Pernyataan ini didukung dengan fakta bahwa ratusan roket dan puluhan drone terus diluncurkan ke arah pemukiman dan kota-kota Israel, termasuk penggunaan proyektil yang secara konsisten menyerang wilayah-wilayah di perbatasan Israel.
Meskipun Israel telah melakukan serangan besar-besaran, Hizbullah mengklaim bahwa pasukan darat Israel belum berhasil melakukan penetrasi signifikan ke wilayah Lebanon setelah lebih dari seminggu pertempuran.
Strategi Israel dan Dukungan Internasional
Kementerian Pertahanan Israel mengklaim bahwa salah satu pencapaian mereka adalah terbunuhnya Suhail Husseini, seorang tokoh kunci yang bertanggung jawab atas logistik, anggaran, dan manajemen operasi Hizbullah, pada malam sebelumnya.
Namun, Hizbullah belum memberikan komentar resmi terkait kematian Husseini, meskipun serangan roket terus diluncurkan dari Lebanon dengan intensitas tinggi.
Baca Juga: Keunggulan Kamala Harris atas Donald Trump Menyempit Menjadi 46% vs 43%
Sementara itu, Israel terus berkoordinasi dengan sekutu utamanya, Amerika Serikat, dalam menentukan langkah-langkah selanjutnya, khususnya dalam menghadapi potensi eskalasi lebih lanjut dengan Iran.
Israel juga harus mempertimbangkan kemungkinan serangan balasan yang lebih besar dari Iran, yang sudah meluncurkan serangan rudal sebagai bentuk dukungan terhadap Hizbullah pekan lalu.
Korban Sipil dan Dampak Kemanusiaan
Sejak eskalasi konflik tiga minggu lalu, lebih dari 1.400 warga Lebanon, termasuk warga sipil, petugas medis, dan pejuang Hizbullah, dilaporkan tewas. Selain itu, sekitar 1,2 juta orang sekitar seperempat dari populasi Lebanon telah kehilangan tempat tinggal akibat serangan yang terus menerus.
Konflik ini tidak hanya menimbulkan dampak militer, tetapi juga menciptakan krisis kemanusiaan yang mendesak.
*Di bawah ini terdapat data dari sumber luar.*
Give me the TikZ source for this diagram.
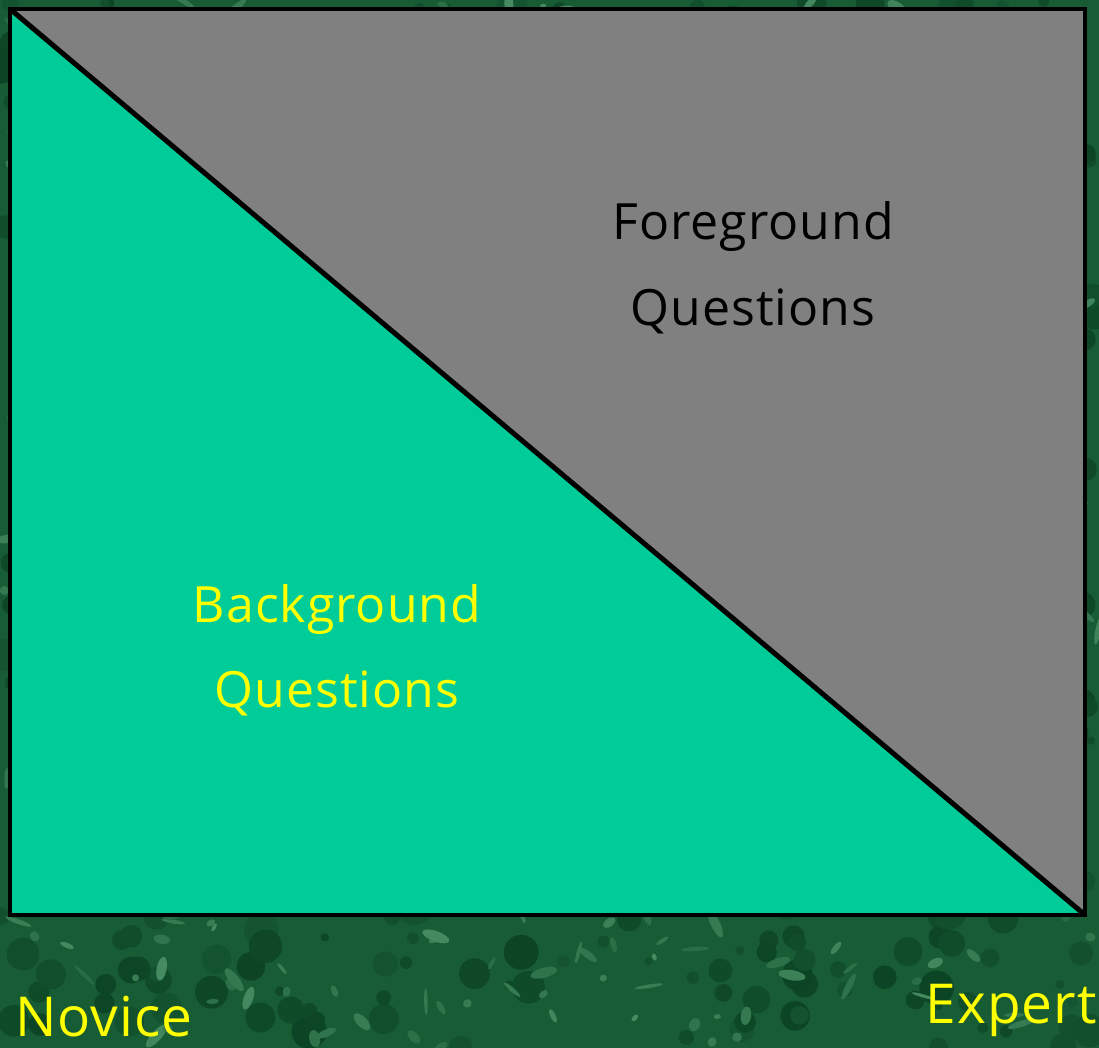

Israel mengklaim bahwa tujuan dari operasi ini adalah untuk memungkinkan sekitar 60.000 orang yang mengungsi di wilayah utara Israel untuk kembali ke rumah mereka setelah setahun pertempuran lintas batas yang terus berlanjut.
Potensi Konflik Regional dan Peran Iran
Ketegangan ini juga memicu kekhawatiran akan meluasnya konflik di Timur Tengah, khususnya dengan keterlibatan langsung Iran. Sebagai sekutu utama Hizbullah, Iran telah menunjukkan dukungan militer dan politiknya, yang semakin memperumit situasi di lapangan.
Menteri Pertahanan Israel, Yoav Gallant, menyatakan bahwa segala opsi terbuka dalam menghadapi Iran, menekankan bahwa Israel memiliki kemampuan untuk menyerang target-target militer yang jauh maupun dekat.
Baca Juga: Harga Minyak Turun di Tengah Meredanya Kekhawatiran atas Risiko Perang Timur Tengah
Iran, melalui Menteri Luar Negeri Abbas Araghchi, telah memperingatkan Israel agar tidak melakukan serangan lebih lanjut terhadap Republik Islam tersebut, yang akan memicu reaksi yang lebih kuat.
Selain situasi di Lebanon, pertempuran sengit juga terus berlanjut di Gaza. Serangan udara Israel di sebuah kamp pengungsi di wilayah tengah Palestina dilaporkan telah menewaskan 17 orang.
Kelompok bersenjata Hamas juga bersumpah untuk melanjutkan pertempuran dalam perang yang disebut sebagai "perang gesekan yang panjang, menyakitkan, dan mahal bagi musuh".